Later, as we met in our smaller but adequate building in Reykjavik, it was comforting to know that it was not just a shell, but had the vitalizing power and Spirit of God in that little building.
We declare in all solemnity that the Lord is now preparing the nations of the earth to receive the truth He desires them to have. But in order for a person to accept the truth, he must prepare himself by exercising faith in the Lord and Savior, Jesus Christ. Such faith accepts the existence of God our Father, the teachings of Jesus concerning man’s dealings with his fellowmen, and the teachings concerning Christ’s relationship to God as His Son. Once a person has prepared himself to receive and accept truth, it is then sealed upon his heart by the power of the Holy Ghost, who is the Testifier of Truth. It is then incumbent upon him to so conform his life to those standards of truth. This may require fundamental changes in life-style and the seeking of repentance for sins committed.

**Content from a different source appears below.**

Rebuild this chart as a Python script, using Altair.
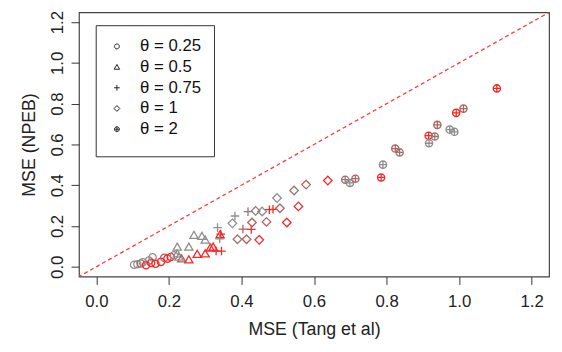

The Lord’s power is at hand and evident. True believers will have unusual opportunities to be of service. I am convinced that those who labor unselfishly in behalf of others, with no thought of remuneration, will be physically and spiritually refreshed and renewed. We must prove ourselves, have the desire, and be found worthy to assist the Lord in accomplishing His purposes with men on earth.

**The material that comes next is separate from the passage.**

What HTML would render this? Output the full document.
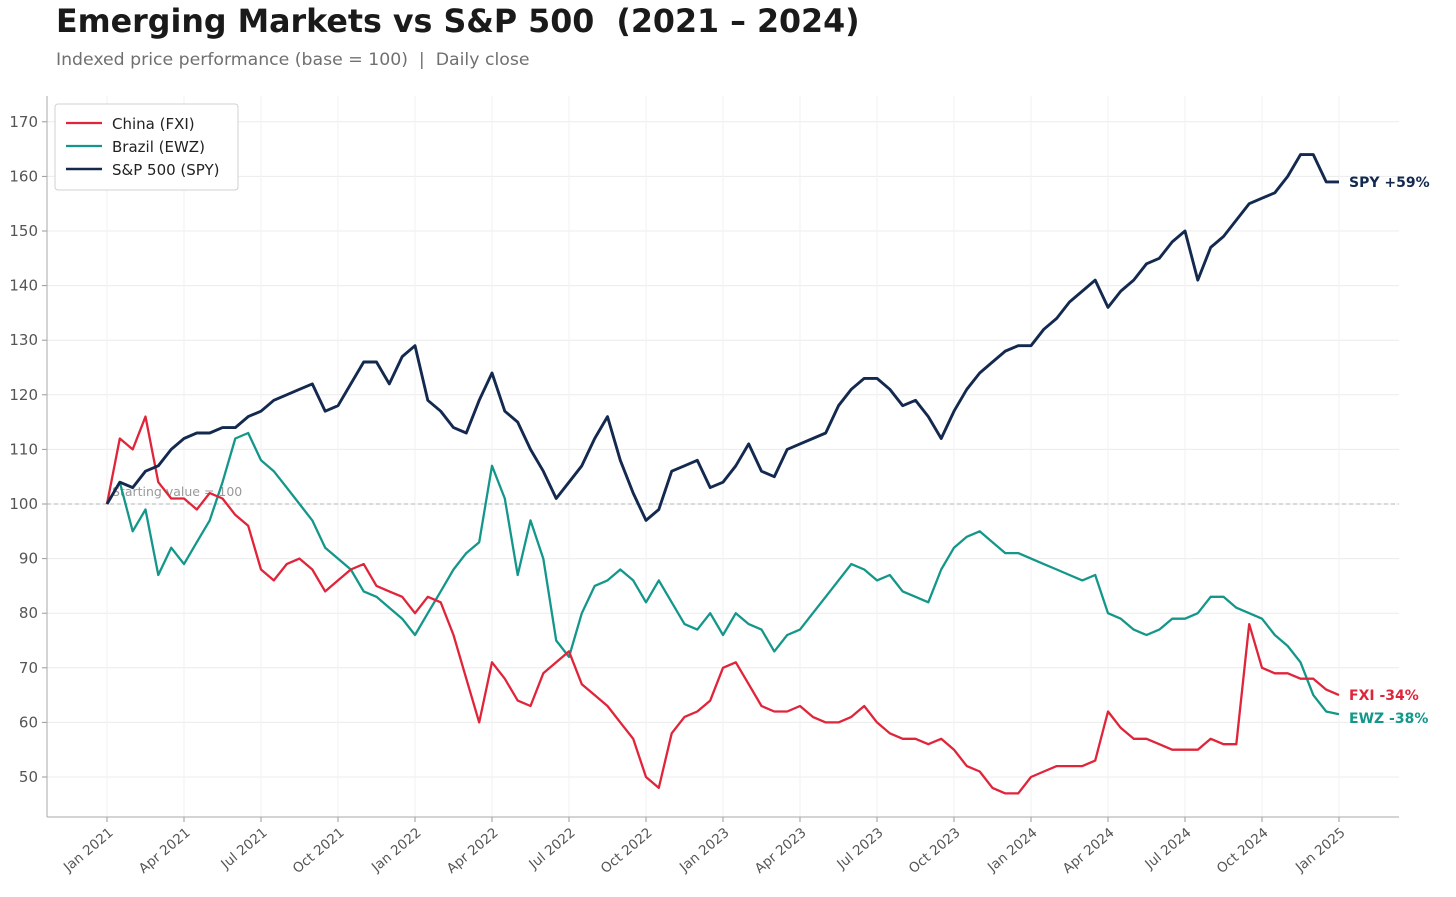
<!DOCTYPE html>
<html><head><meta charset="utf-8"><style>
body{margin:0;background:#fff;font-family:"DejaVu Sans","Liberation Sans",sans-serif;}
svg{display:block}
text{white-space:pre}
</style></head><body>
<svg id="chart" width="1456" height="897" xmlns="http://www.w3.org/2000/svg">
<text x="56" y="32" font-size="31.7" font-weight="bold" fill="#1a1a1a" xml:space="preserve">Emerging Markets vs S&amp;P 500  (2021 – 2024)</text>
<text x="56" y="65" font-size="17.3" fill="#707070" xml:space="preserve">Indexed price performance (base = 100)  |  Daily close</text>
<g id="grid"></g>
<g id="axes"></g>
<g id="series"></g>
<g id="legend">
<rect x="55" y="104" width="183" height="86" rx="3" fill="#fff" stroke="#d0d0d0"/>
<line x1="66" y1="123" x2="102" y2="123" stroke="#e0243a" stroke-width="2.2"/>
<text x="112" y="129" font-size="15" fill="#222">China (FXI)</text>
<line x1="66" y1="146" x2="102" y2="146" stroke="#14978a" stroke-width="2.2"/>
<text x="112" y="152" font-size="15" fill="#222">Brazil (EWZ)</text>
<line x1="66" y1="169" x2="102" y2="169" stroke="#13294f" stroke-width="2.6"/>
<text x="112" y="175" font-size="15" fill="#222">S&amp;P 500 (SPY)</text>
</g>
</svg>
<script>
// half-monthly index values, Jan 2021 .. Jan 2025 (97 points)
const spyValues=[100,104,103,106,107,110,112,113,113,114,114,116,117,119,120,121,122,117,118,122,126,126,122,127,
129,119,117,114,113,119,124,117,115,110,106,101,104,107,112,116,108,102,97,99,106,107,108,103,
104,107,111,106,105,110,111,112,113,118,121,123,123,121,118,119,116,112,117,121,124,126,128,129,
129,132,134,137,139,141,136,139,141,144,145,148,150,141,147,149,152,155,156,157,160,164,164,159,159];
const fxiValues=[100,112,110,116,104,101,101,99,102,101,98,96,88,86,89,90,88,84,86,88,89,85,84,83,
80,83,82,76,68,60,71,68,64,63,69,71,73,67,65,63,60,57,50,48,58,61,62,64,
70,71,67,63,62,62,63,61,60,60,61,63,60,58,57,57,56,57,55,52,51,48,47,47,
50,51,52,52,52,53,62,59,57,57,56,55,55,55,57,56,56,78,70,69,69,68,68,66,65];
const ewzValues=[100,104,95,99,87,92,89,93,97,104,112,113,108,106,103,100,97,92,90,88,84,83,81,79,
76,80,84,88,91,93,107,101,87,97,90,75,72,80,85,86,88,86,82,86,82,78,77,80,
76,80,78,77,73,76,77,80,83,86,89,88,86,87,84,83,82,88,92,94,95,93,91,91,
90,89,88,87,86,87,80,79,77,76,77,79,79,80,83,83,81,80,79,76,74,71,65,62,61.5];
const yTicks=[50,60,70,80,90,100,110,120,130,140,150,160,170];
const xTickLabels=["Jan 2021","Apr 2021","Jul 2021","Oct 2021","Jan 2022","Apr 2022","Jul 2022","Oct 2022","Jan 2023","Apr 2023","Jul 2023","Oct 2023","Jan 2024","Apr 2024","Jul 2024","Oct 2024","Jan 2025"];
const endLabels=["SPY +59%","FXI -34%","EWZ -38%"];

const NS="http://www.w3.org/2000/svg";
const L=47,R=1399,T=96,B=817;
function xScale(months){return 107+months*(1232/48);}
function yScale(v){return 504-(v-100)*5.46;}
function mk(tag,attrs,parent){const e=document.createElementNS(NS,tag);for(const k in attrs)e.setAttribute(k,attrs[k]);parent.appendChild(e);return e;}
const grid=document.getElementById('grid'),axes=document.getElementById('axes'),series=document.getElementById('series');

yTicks.forEach(v=>{
  const y=yScale(v);
  const g=mk('line',{x1:L,x2:R,y1:y,y2:y,stroke:'#ececec','stroke-width':1},grid);
  
  
  mk('line',{x1:L-5,x2:L,y1:y,y2:y,stroke:'#999'},axes);
  const t=mk('text',{x:L-9,y:y+5,'text-anchor':'end','font-size':15,fill:'#555'},axes);
  t.textContent=v;
  
  
});
xTickLabels.forEach((lab,i)=>{
  const x=xScale(i*3);
  const g=mk('line',{x1:x,x2:x,y1:T,y2:B,stroke:'#f2f2f2','stroke-width':1},grid);
  
  
  mk('line',{x1:x,x2:x,y1:B,y2:B+5,stroke:'#999'},axes);
  const t=mk('text',{x:x+7,y:B+17,'text-anchor':'end','font-size':13.5,fill:'#555',transform:`rotate(-40 ${x+7} ${B+17})`},axes);
  t.textContent=lab;
  
  
});
const ax1=mk('line',{x1:L,x2:L,y1:T,y2:B,stroke:'#aaa'},axes);


const ax2=mk('line',{x1:L,x2:R,y1:B,y2:B,stroke:'#aaa'},axes);


const base=mk('line',{x1:L,x2:R,y1:yScale(100),y2:yScale(100),stroke:'#b5b5b5','stroke-dasharray':'4,3'},grid);


const ann=mk('text',{x:112,y:yScale(100)-8,'font-size':12.5,fill:'#999'},grid);
ann.textContent='Starting value = 100';



function draw(vals,color,w,name){
  const d=vals.map((v,i)=>(i?'L':'M')+xScale(i/2).toFixed(1)+' '+yScale(v).toFixed(1)).join(' ');
  const p=mk('path',{d:d,fill:'none',stroke:color,'stroke-width':w,'stroke-linejoin':'round'},series);
  
  
}
draw(ewzValues,'#14978a',2.3,'line-ewz');
draw(fxiValues,'#e0243a',2.3,'line-fxi');
draw(spyValues,'#13294f',2.9,'line-spy');

const endX=xScale(48)+10;
[[spyValues,'#13294f',0],[fxiValues,'#e0243a',1],[ewzValues,'#14978a',2]].forEach(([vals,c,i])=>{
  let y=yScale(vals[vals.length-1])+5;
  if(i===2) y=Math.max(y,yScale(fxiValues[fxiValues.length-1])+5+23);
  const t=mk('text',{x:endX,y:y,'font-size':14,'font-weight':'bold',fill:c},series);
  t.textContent=endLabels[i];
  
  
});
</script>
</body></html>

I testify that the name of Jesus Christ is the only name under heaven whereby men may be saved and that all men, everywhere, must be brought to a knowledge of this truth if they are to receive the great, eternal exaltation provided by a gracious and loving Father.
The Lord instructed his young prophet Joseph in October of 1831:
“The keys of the kingdom of God are committed unto man on the earth, and from thence shall the gospel roll forth unto the ends of the earth, as the stone which is cut out of the mountain without hands shall roll forth, until it has filled the whole earth.” (D&C 65:2.)
I testify we are witnessing the fulfillment of this promise, and that this work, given by Almighty God to His Son to proclaim, to teach, and finally to judge, will be done with eternal love, in the name of our Lord and Savior, Jesus Christ, amen.